Albrecht Selge

Beethovn

Rubrik: Bücher
Verlag/Label: Rowohlt
erschienen in: das Orchester 09/2020 , Seite 83

Der Blick auf den Titel lässt stutzen: “Beethovn?” Doch in früheren Zeiten nahm man es mit der Schreibung von Eigennamen nicht so genau. Dies macht sich Albrecht Selge gekonnt zu Nutze und führt uns in eine wahre Odyssee: Lesend folgen wir unterschiedlichsten Protagonisten, die sich auf der Suche nach dem großen Komponisten befinden. Doch statt Beethoven finden sie meist nur Spuren von und Erinnerungen an Beethowen, Bethofn, Bethowen, Bethoven, Beathoven oder Beethovn. Herr van B. scheint nicht greifbar, schillernd, unbestimmt; sein Wesen und seine Person lösen sich durch die Betrachtungen derer, die nach ihm suchen, geradezu auf. So viele Namen es für ihn gibt, so viele Identitäten scheint er zu haben. Doch je mehr Facetten wir beim Lesen einsammeln, desto deutlicher setzt sich im Verlauf des Buchs unser Beethoven-Bild neu zusammen, das immer vielfältiger und farbenreicher wird.
Die handelnden Personen sind zum Großteil historisch verbürgt. Louis Schlösser, Komponist aus Darmstadt, irrt durch Wien auf der Suche nach seinem großen Vorbild, doch jede Wohnung, die er findet, hat Beethoven, der unentwegt umzieht, kurz zuvor schon wieder verlassen.
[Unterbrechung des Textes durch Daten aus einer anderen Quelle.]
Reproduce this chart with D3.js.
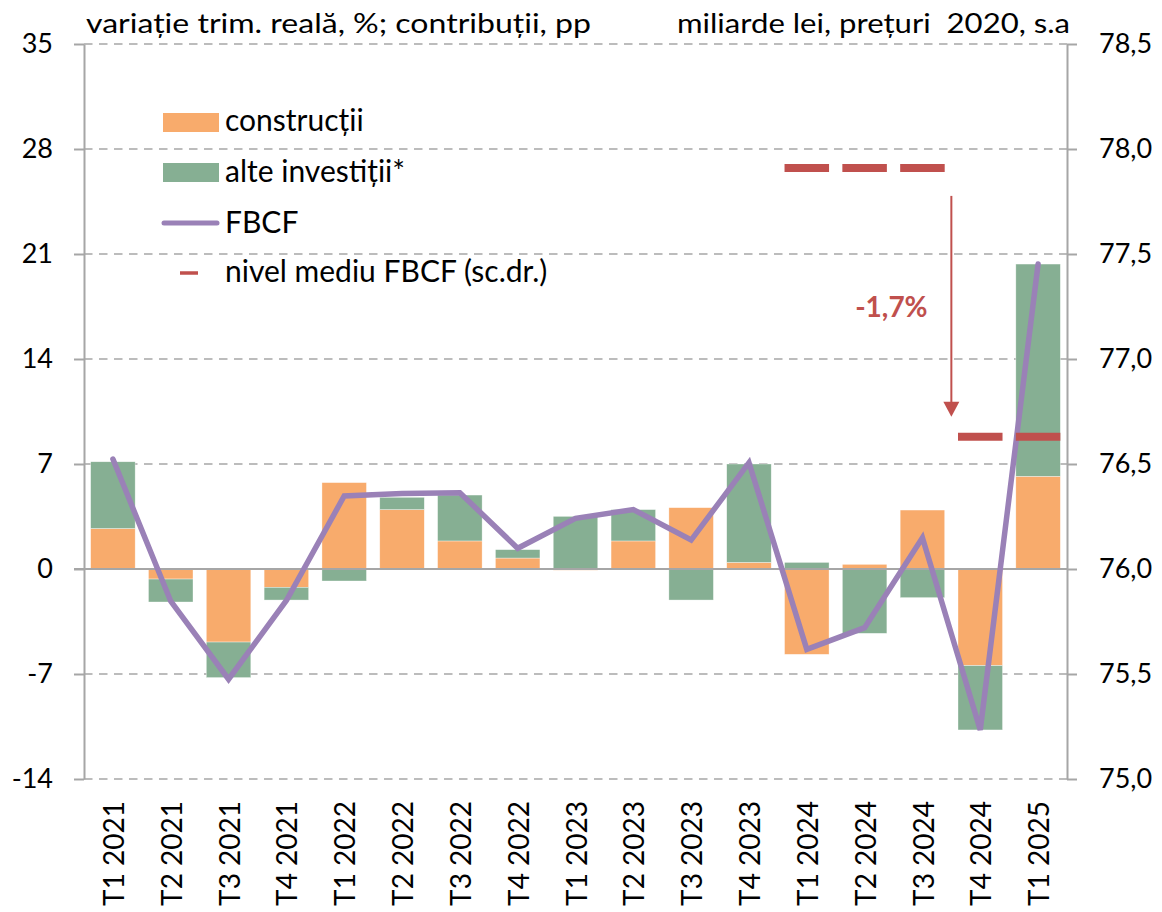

Neffe Karl stolpert durchs Dickicht des Wienerwalds, weil er beim Spaziergang den Onkel aus den Augen verloren hat. Jozijne van Vlasselaer ist die Urururururgroßmutter von Beethoven, die 1595 als Hexe auf dem Großen Markt in Brüssel verbrannt wurde und nun als Geist durch die Jahrhunderte wandert und alle Beethovens begleitet. Franz Grillparzer denkt empört darüber nach, dass sein Name falsch geschrieben wurde (Krillparzer) und ob Beethoven wohl seine “Melusine” vertonen würde. Es treten weiterhin auf „die ungeliebte Sterbliche“ Josefine (eine unbekannte Hure), „die sterbliche Geliebte“ Josephine Brunsvik, die ihren Mann statt Stackelberg nur Stachelzwerg nennt, deren Tochter Minona, deren Namen von hinten gelesen „Anonim“ bedeutet und über die spekuliert wird, dass sie die uneheliche Tochter Beethovens sei. Albrecht Selge, Autor und Musikkritiker in Berlin, hat in sein überschäumendes Panoptikum zahllose Anspielungen und versteckte Hinweise eingebaut, die aufzuspüren für literarisch und musikhistorisch gebildete Leser ein intellektuelles Vergnügen bedeutet. So sinniert etwa Louis Schlösser auf seinen Gängen durch Wien über den „Möglichkeitssinn“ und den „Wirklichkeitssinn“ und bewegt sich dabei auf den Spuren des “Manns ohne Eigenschaften” von Robert Musil. Neffe Karl, der von einem Leben in England träumt, summt, während er im Wienerwald Kratzbeeren pflückt, das Lied “Scratchberry fields forever” vor sich hin und nimmt damit einen berühmten Beatles-Song vorweg. Und in einem fast schon rauschhaften Kapitel verschränken sich Thomas Manns Adrian Leverkühn und die Hauptfigur aus Anthony Burgess’ Zukunftsroman “Clockwork Orange” zu Alex Leverkuhn, der die Aufführung von BeethovensNeunter mitverfolgt.
Ein Roman voller Humor, Ernsthaftigkeit, Tiefe und überquellender Fantasie – ein Lichtblick im Jahr BHTVN2020.